Substandard Schools: There are two reasons for "substandard schools". The first is funding. In some parts of the country where funding is based on local tax revenues, poor communities have inadequate funding. That is true of white, black, and Hispanic community schools. But often the reason for substandard schools is due to the parents. Unless our educational system is prepared to expel children who are behavioral problems from schools and confine them to online learning from home, then public schools with too high a percentage of children that come from homes where parents don't care about their child's education are going to translate into poor results for nearly every child forced to attend the school.

My brother founded a charter school in Jersey City called Beloved. 75% of children come from homes living below the poverty line. Yet 100% of the senior class graduated high school last year and 94% were accepted into college. Children are not "selected" based on merit, but simply because their parents put them into a lottery system to be selected. However, behavioral problems can be expelled.

The take home message from this is that if we want poor children to have access to a good education, we have to recognize that teachers cannot teach in a school with serious behavioral issues among the student population are not addressed.

It is too easy to blame funding, when in most cases that is not the problem and most public-school teachers teaching in underperforming schools will tell you that.

Over-policed neighborhoods: Interesting again the difference in perception vs reality. 81% of inner-city blacks support the same or more police presence in their communities (the highest percentage among all racial groups). Again prior to founding his charter school, my brother was the mayor of Jersey City.

He won as a Republican by promising a greater police presence. As he was quick to point out, most blacks want the same things we all want, safer neighborhoods for their children to grow up in. The occasional rogue police officer, who commits an act of racist violence is rare and most blacks living in poor neighborhoods realize that. But it makes for great media and so the "exceptions" are front page news and police officers risking their lives are confined to the back of the newspaper if covered at all.

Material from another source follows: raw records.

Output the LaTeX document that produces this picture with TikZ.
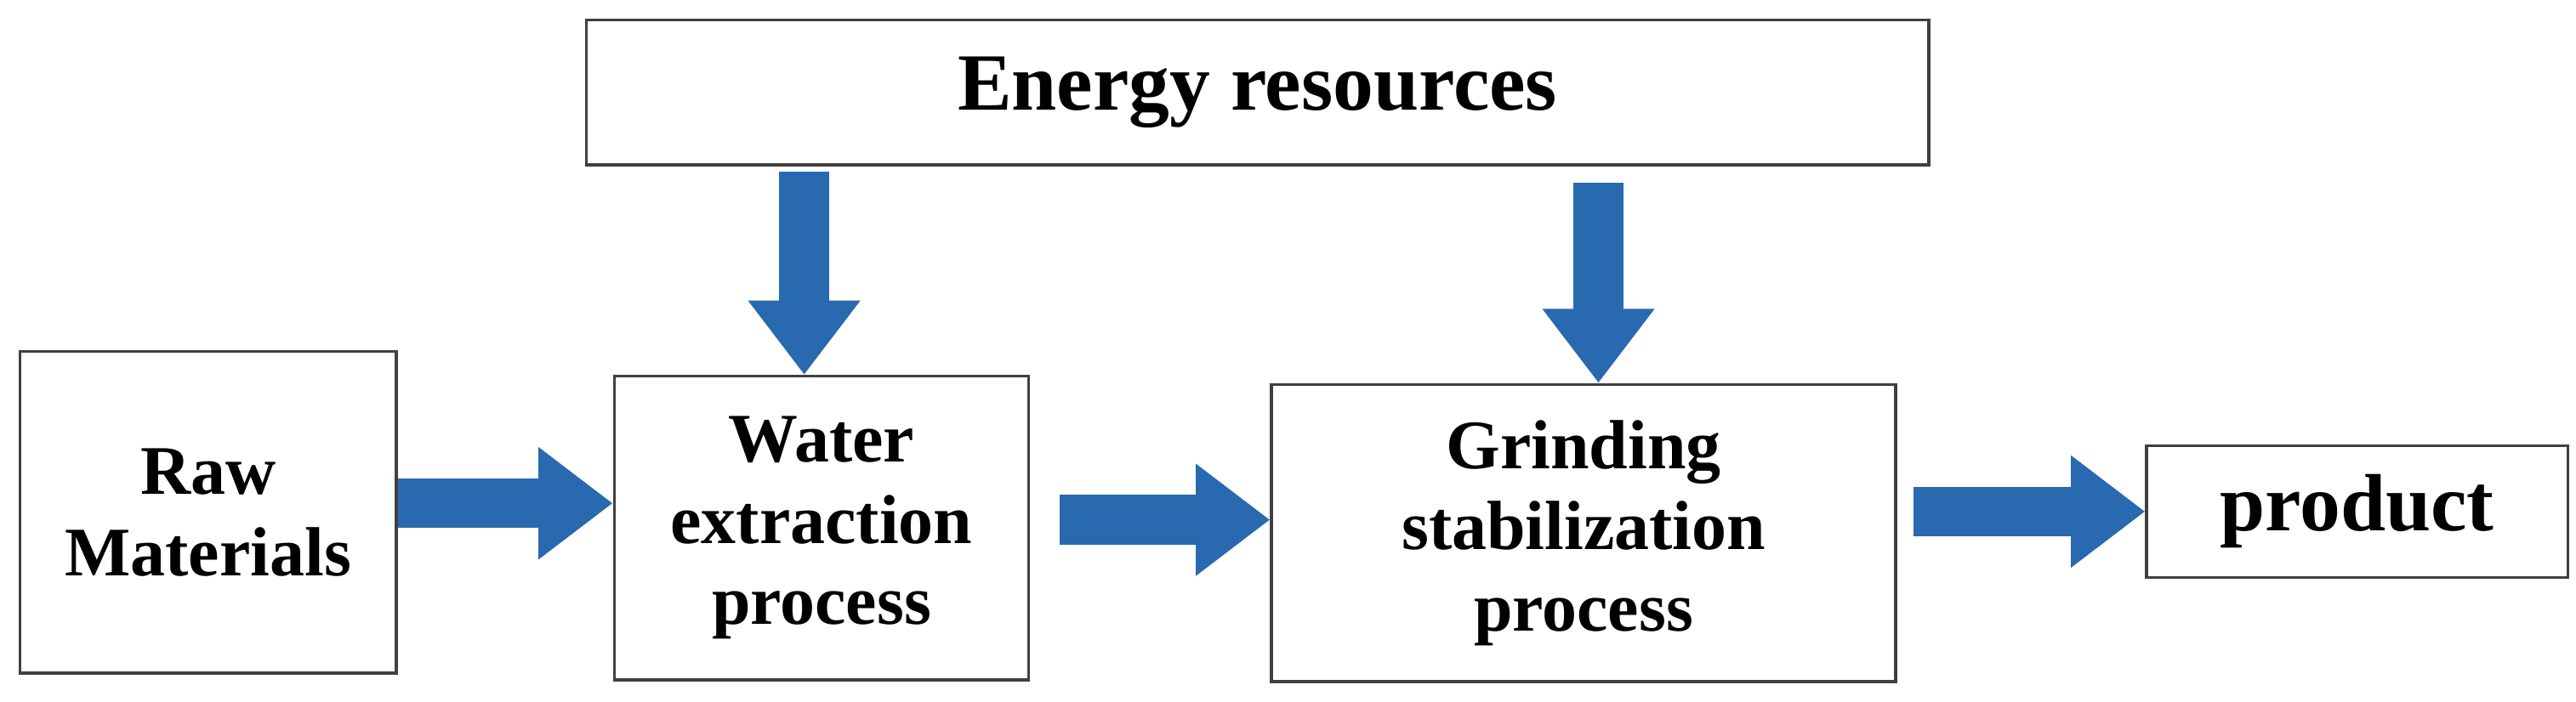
\documentclass[tikz,border=0pt]{standalone}
\usepackage{fontspec}
\setmainfont{Liberation Serif}
\usetikzlibrary{arrows.meta,calc}
\definecolor{ablue}{RGB}{40,105,175}
\begin{document}
\begin{tikzpicture}[x=0.1mm,y=-0.1mm,
  box/.style={draw=black!75,line width=0.5pt,fill=white,align=center,font=\bfseries\fontsize{12}{14}\selectfont,inner sep=0pt},
  barrow/.style={draw=ablue,line width=3mm,-{Triangle[width=6.5mm,length=4.5mm]}}]
\useasboundingbox (0,0) rectangle (1560,425);
\node[box,minimum width=81.3mm,minimum height=8.8mm] (energy) at (761.5,56) {\fontsize{14}{16}\selectfont Energy resources};
\node[box,minimum width=22.8mm,minimum height=19.5mm] (raw) at (126,310.5) {Raw\\Materials};
\node[box,minimum width=25.1mm,minimum height=18.4mm] (water) at (497.5,320) {Water\\extraction\\process};
\node[box,minimum width=37.8mm,minimum height=18mm] (grind) at (959,323) {Grinding\\stabilization\\process};
\node[box,minimum width=25.5mm,minimum height=8mm] (prod) at (1427.5,310) {\fontsize{14}{16}\selectfont product};
\coordinate (h1) at (0,305);
\coordinate (h2) at (0,315);
\coordinate (h3) at (0,310);
\draw[barrow] (raw.east |- h1) -- (water.west |- h1);
\draw[barrow] ($(water.east |- h2)+(18,0)$) -- (grind.west |- h2);
\draw[barrow] ($(grind.east |- h3)+(10,0)$) -- (prod.west |- h3);
\coordinate (v1) at (487,0);
\coordinate (v2) at (968,0);
\draw[barrow] ($(energy.south -| v1)+(0,3)$) -- (water.north -| v1);
\draw[barrow] ($(energy.south -| v2)+(0,10)$) -- (grind.north -| v2);
\end{tikzpicture}
\end{document}
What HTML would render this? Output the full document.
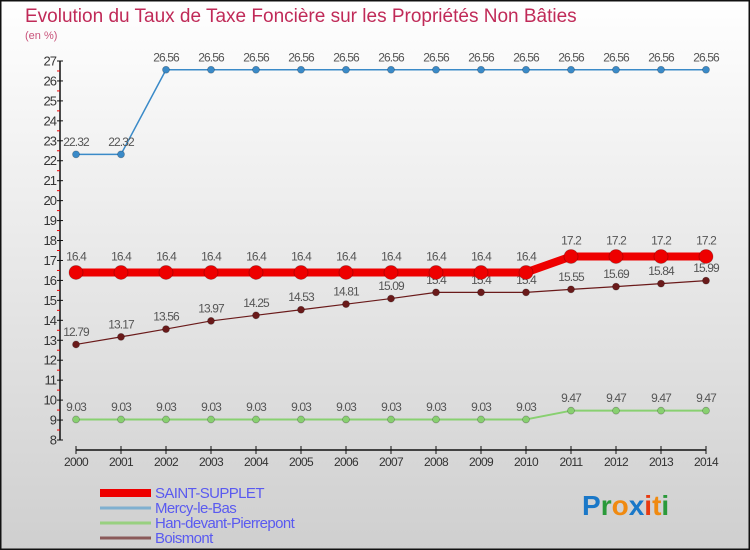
<!DOCTYPE html>
<html><head><meta charset="utf-8"><style>
body{margin:0;padding:0}
#c{width:750px;height:550px;position:relative;overflow:hidden;font-family:"Liberation Sans",sans-serif}
svg text{font-family:"Liberation Sans",sans-serif}
</style></head><body>
<div id="c">
<svg id="s" width="750" height="550" xmlns="http://www.w3.org/2000/svg">
<defs><linearGradient id="bg" x1="0" y1="0" x2="0" y2="1"><stop offset="0" stop-color="#ffffff"/><stop offset="1" stop-color="#cfcfcf"/></linearGradient></defs>
<rect x="0" y="0" width="750" height="550" fill="url(#bg)" stroke="#111" stroke-width="3"/>
<text x="25" y="22" font-size="19" fill="#c02a58">Evolution du Taux de Taxe Foncière sur les Propriétés Non Bâties</text>
<text x="25" y="39" font-size="11" fill="#c8527a">(en %)</text>
<g id="axes"></g>
<g id="series"></g>
<g id="legend"></g>
<g font-size="28" font-weight="bold">
<text x="582" y="515"><tspan fill="#1a78c8">P</tspan><tspan fill="#2a9a3a">r</tspan><tspan fill="#f08a10">o</tspan><tspan fill="#1a78c8">x</tspan><tspan fill="#e83a10">i</tspan><tspan fill="#f08a10">t</tspan><tspan fill="#2a9a3a">i</tspan></text>
</g>
</svg>
</div>
<script>
const years=["2000","2001","2002","2003","2004","2005","2006","2007","2008","2009","2010","2011","2012","2013","2014"];
const saintSupplet=[16.4,16.4,16.4,16.4,16.4,16.4,16.4,16.4,16.4,16.4,16.4,17.2,17.2,17.2,17.2];
const mercy=[22.32,22.32,26.56,26.56,26.56,26.56,26.56,26.56,26.56,26.56,26.56,26.56,26.56,26.56,26.56];
const han=[9.03,9.03,9.03,9.03,9.03,9.03,9.03,9.03,9.03,9.03,9.03,9.47,9.47,9.47,9.47];
const boismont=[12.79,13.17,13.56,13.97,14.25,14.53,14.81,15.09,15.4,15.4,15.4,15.55,15.69,15.84,15.99];
const yTicks=[8,9,10,11,12,13,14,15,16,17,18,19,20,21,22,23,24,25,26,27];
const seriesNames=["SAINT-SUPPLET","Mercy-le-Bas","Han-devant-Pierrepont","Boismont"];

const NS="http://www.w3.org/2000/svg";
function X(i){return 76+i*(630/(years.length-1));}
function Y(v){return 440-(v-8)*(379/19);}
function mk(tag,attrs,parent){const e=document.createElementNS(NS,tag);for(const k in attrs)e.setAttribute(k,attrs[k]);parent.appendChild(e);return e;}
const axes=document.getElementById('axes'),ser=document.getElementById('series'),leg=document.getElementById('legend');

let yl=mk('line',{x1:60,y1:Y(27),x2:60,y2:Y(8),stroke:'#111','stroke-width':1.5},axes);


yTicks.forEach((t,k)=>{
 mk('line',{x1:57,y1:Y(t),x2:63,y2:Y(t),stroke:'#111'},axes);
 if(k<yTicks.length-1) mk('line',{x1:57,y1:Y(t+0.5),x2:60,y2:Y(t+0.5),stroke:'#e00'},axes);
 const tx=mk('text',{x:56,y:Y(t)+4.5,'font-size':13,fill:'#333','text-anchor':'end','letter-spacing':'-1'},axes);
 tx.textContent=t;
 
 
});
let xl=mk('line',{x1:X(0),y1:450,x2:X(years.length-1),y2:450,stroke:'#111','stroke-width':1.5},axes);


years.forEach((yr,i)=>{
 mk('line',{x1:X(i),y1:446,x2:X(i),y2:454,stroke:'#111'},axes);
 const tx=mk('text',{x:X(i),y:466,'font-size':12,fill:'#333','text-anchor':'middle','letter-spacing':'-0.7'},axes);
 tx.textContent=yr;
 
 
});

function draw(vals,color,lw,r,name){
 const g=mk('g',{},ser);
 
 
 mk('polyline',{points:vals.map((v,i)=>X(i)+','+Y(v)).join(' '),fill:'none',stroke:color,'stroke-width':lw,'stroke-linejoin':'round'},g);
 vals.forEach((v,i)=>{
  const c=mk('circle',{cx:X(i),cy:Y(v),r:r,fill:color,stroke:'rgba(0,0,0,0.25)','stroke-width':0.8},g);
  
  
  const t=mk('text',{x:X(i),y:Y(v)-r-5,'font-size':12,fill:'#555','text-anchor':'middle','letter-spacing':'-0.9'},g);
  t.textContent=v;
  
  
 });
}
draw(mercy,'#3a8ac8',1.5,3.5,'mercy-le-bas');
draw(han,'#88d070',2,3.5,'han-devant-pierrepont');
draw(boismont,'#6a1a1a',1.2,3.5,'boismont');
draw(saintSupplet,'#ee0000',8,7,'saint-supplet');

const legColors=['#ee0000','#7fb0d0','#98d080','#8a5a5a'];
const legW=[8,3,3,3];
seriesNames.forEach((n,k)=>{
 const y=492+k*15;
 const g=mk('g',{},leg);
 
 
 mk('line',{x1:100,y1:y+1,x2:151,y2:y+1,stroke:legColors[k],'stroke-width':legW[k]},g);
 const t=mk('text',{x:155,y:y+6,'font-size':15,fill:'#5a5af0','letter-spacing':'-0.6'},g);
 t.textContent=n;
});
</script>
</body></html>
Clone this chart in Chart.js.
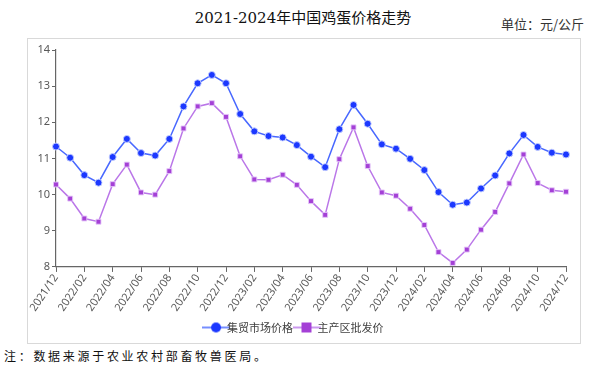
<!DOCTYPE html>
<html>
<head>
<meta charset="utf-8">
<script src="https://cdn.jsdelivr.net/npm/chart.js@4"></script>
<style>
  body { margin: 0; background: #fff; width: 606px; height: 369px; position: relative; overflow: hidden; }
  #title { position: absolute; left: 0; width: 606px; top: 6px; text-align: center;
    font: 15px "DejaVu Serif", "Noto Sans CJK SC", serif; color: #111; }
  #unit { position: absolute; right: 22px; top: 14px; font: 13px "Noto Sans CJK SC", sans-serif; color: #333; }
  #box { position: absolute; left: 27px; top: 38px; width: 552px; height: 304px; border: 1px solid #d9d9d9; }
  #note { position: absolute; left: 4px; top: 347px; font: 12px "Noto Sans CJK SC", sans-serif;
    letter-spacing: 2.7px; color: #111; }
</style>
</head>
<body>
<div id="title">2021-2024年中国鸡蛋价格走势</div>
<div id="unit">单位：元/公斤</div>
<div id="box"><canvas id="eggChart" width="552" height="304"></canvas></div>
<div id="note">注：数据来源于农业农村部畜牧兽医局。</div>
<script>
  // Months from 2021/12 to 2024/12
  var months = [
    '2021/12', '2022/01', '2022/02', '2022/03', '2022/04', '2022/05', '2022/06', '2022/07', '2022/08',
    '2022/09', '2022/10', '2022/11', '2022/12', '2023/01', '2023/02', '2023/03', '2023/04', '2023/05',
    '2023/06', '2023/07', '2023/08', '2023/09', '2023/10', '2023/11', '2023/12', '2024/01', '2024/02',
    '2024/03', '2024/04', '2024/05', '2024/06', '2024/07', '2024/08', '2024/09', '2024/10', '2024/11',
    '2024/12'
  ];

  // 集贸市场价格 (blue)
  var marketPrice = [
    11.33, 11.02, 10.54, 10.33, 11.04, 11.54, 11.15, 11.08, 11.54, 12.44, 13.08, 13.31,
    13.08, 12.23, 11.75, 11.62, 11.58, 11.37, 11.05, 10.76, 11.81, 12.48, 11.96, 11.39,
    11.27, 10.99, 10.68, 10.07, 9.72, 9.78, 10.17, 10.53, 11.14, 11.65, 11.32, 11.16, 11.11
  ];

  // 主产区批发价 (purple)
  var wholesalePrice = [
    10.28, 9.89, 9.34, 9.25, 10.29, 10.83, 10.06, 10.00, 10.65, 11.83, 12.44, 12.53,
    12.15, 11.06, 10.42, 10.41, 10.55, 10.27, 9.82, 9.44, 10.98, 11.86, 10.79, 10.06,
    9.97, 9.61, 9.16, 8.41, 8.11, 8.48, 9.03, 9.52, 10.31, 11.11, 10.32, 10.12, 10.08
  ];

  var yTicks = [8, 9, 10, 11, 12, 13, 14];

  var blueLine = 'rgb(72, 104, 255)';
  var bluePoint = 'rgb(28, 56, 255)';
  var purpleLine = 'rgb(186, 118, 232)';
  var purplePoint = 'rgb(164, 64, 214)';

  // Legend icon: short line with the marker in the middle
  function legendIcon(lineColor, pointColor, square) {
    var c = document.createElement('canvas');
    c.width = 28; c.height = 12;
    var g = c.getContext('2d');
    g.strokeStyle = lineColor;
    g.lineWidth = 1.5;
    g.beginPath(); g.moveTo(0, 6); g.lineTo(28, 6); g.stroke();
    g.fillStyle = pointColor;
    if (square) {
      g.fillRect(9, 1, 10, 10);
    } else {
      g.beginPath(); g.arc(14, 6, 5, 0, Math.PI * 2); g.fill();
    }
    return c;
  }

  var icons = [
    legendIcon(blueLine, bluePoint, false),
    legendIcon(purpleLine, purplePoint, true)
  ];

  var tickFont = { family: '"Noto Sans", "Noto Sans CJK SC", sans-serif', size: 11 };

  var ctx = document.getElementById('eggChart').getContext('2d');
  var eggChart = new Chart(ctx, {
    type: 'line',
    data: {
      labels: months,
      datasets: [
        {
          label: '集贸市场价格',
          data: marketPrice,
          borderColor: blueLine,
          backgroundColor: bluePoint,
          pointBackgroundColor: bluePoint,
          pointBorderColor: 'rgba(200, 210, 255, 0.9)',
          pointBorderWidth: 1,
          pointStyle: 'circle',
          pointRadius: 3.5,
          borderWidth: 1.5,
          tension: 0
        },
        {
          label: '主产区批发价',
          data: wholesalePrice,
          borderColor: purpleLine,
          backgroundColor: purplePoint,
          pointBackgroundColor: purplePoint,
          pointBorderColor: 'rgba(230, 200, 250, 0.9)',
          pointBorderWidth: 1,
          pointStyle: 'rect',
          pointRadius: 3.5,
          borderWidth: 1.5,
          tension: 0
        }
      ]
    },
    options: {
      responsive: false,
      animation: false,
      layout: { padding: { top: 11, right: 14, left: 0, bottom: 0 } },
      scales: {
        x: {
          grid: { display: true, drawOnChartArea: false, color: '#666', tickLength: 5 },
          border: { color: '#666', width: 1.2 },
          ticks: {
            autoSkip: false,
            minRotation: 56,
            maxRotation: 56,
            padding: 0,
            color: '#595959',
            font: tickFont,
            callback: function (value, index) {
              return index % 2 === 0 ? months[index] : null;
            }
          }
        },
        y: {
          min: 8,
          max: 14,
          afterBuildTicks: function (scale) {
            scale.ticks = yTicks.map(function (v) { return { value: v }; });
          },
          afterFit: function (scale) { scale.width = 28; },
          grid: { display: true, drawOnChartArea: false, color: '#666', tickLength: 4 },
          border: { color: '#666', width: 1.2 },
          ticks: { color: '#595959', font: tickFont, padding: 2 }
        }
      },
      plugins: {
        legend: {
          position: 'bottom',
          labels: {
            usePointStyle: true,
            color: '#404040',
            font: { family: '"Noto Sans CJK SC", sans-serif', size: 11 },
            boxHeight: 12,
            padding: 8,
            generateLabels: function (chart) {
              return chart.data.datasets.map(function (ds, i) {
                return {
                  text: ds.label,
                  pointStyle: icons[i],
                  fillStyle: ds.backgroundColor,
                  strokeStyle: ds.borderColor,
                  lineWidth: 0,
                  datasetIndex: i,
                  hidden: !chart.isDatasetVisible(i),
                  fontColor: '#404040'
                };
              });
            }
          }
        },
        tooltip: { enabled: false }
      }
    }
  });
</script>
</body>
</html>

The black police commissioner eliminated race from the profiling software his department uses in Camden, N.J. when determining where best to deploy police resources to reduce crime. They ended up in black neighborhoods because sadly poverty drives crime, and many poor neighborhoods are disproportionately black.

https://reason.com/2020/08/06/81-percent-of-black-americans-want-the-same-level-or-more-of-police-presence-gallup/

Inequalities in health care: blacks do have worse health outcomes for many reasons, but skin color is not a primary reason. Instead, it is based more on where they live, the health care coverage they have, diet, health factors, etc. I do not doubt that there are some racist providers in this country, but it is worth noting that Asians far better than whites, which if the system was "pro white", that should not happen.

I wish studies similar to the payroll studies noted above were conducted on the health care system. My bet having worked in the health care system for most of my career is that "health care" access is the primary driver of worse outcomes and access is more related to economic status than skin color. But do the degree such a study established that discrimination was behind the worse outcomes, then that needs to be addressed.

My family is very integrated. About one third black, one third white, and one third Asian. We are the product of a generation who believed MLK when he told us to judge people by their character and not skin color. But for that to happen we need to address perception issues in America. There are ways to isolate the impact of skin color from other factors that produce different outcomes. I don't believe whites are better golfers (or how do you explain Tiger Woods). I don't believe blacks are better at basketball (or how do you explain Larry Bird). Instead, there other factors at play and separating those other factors from race, will help us understand what it is really going on.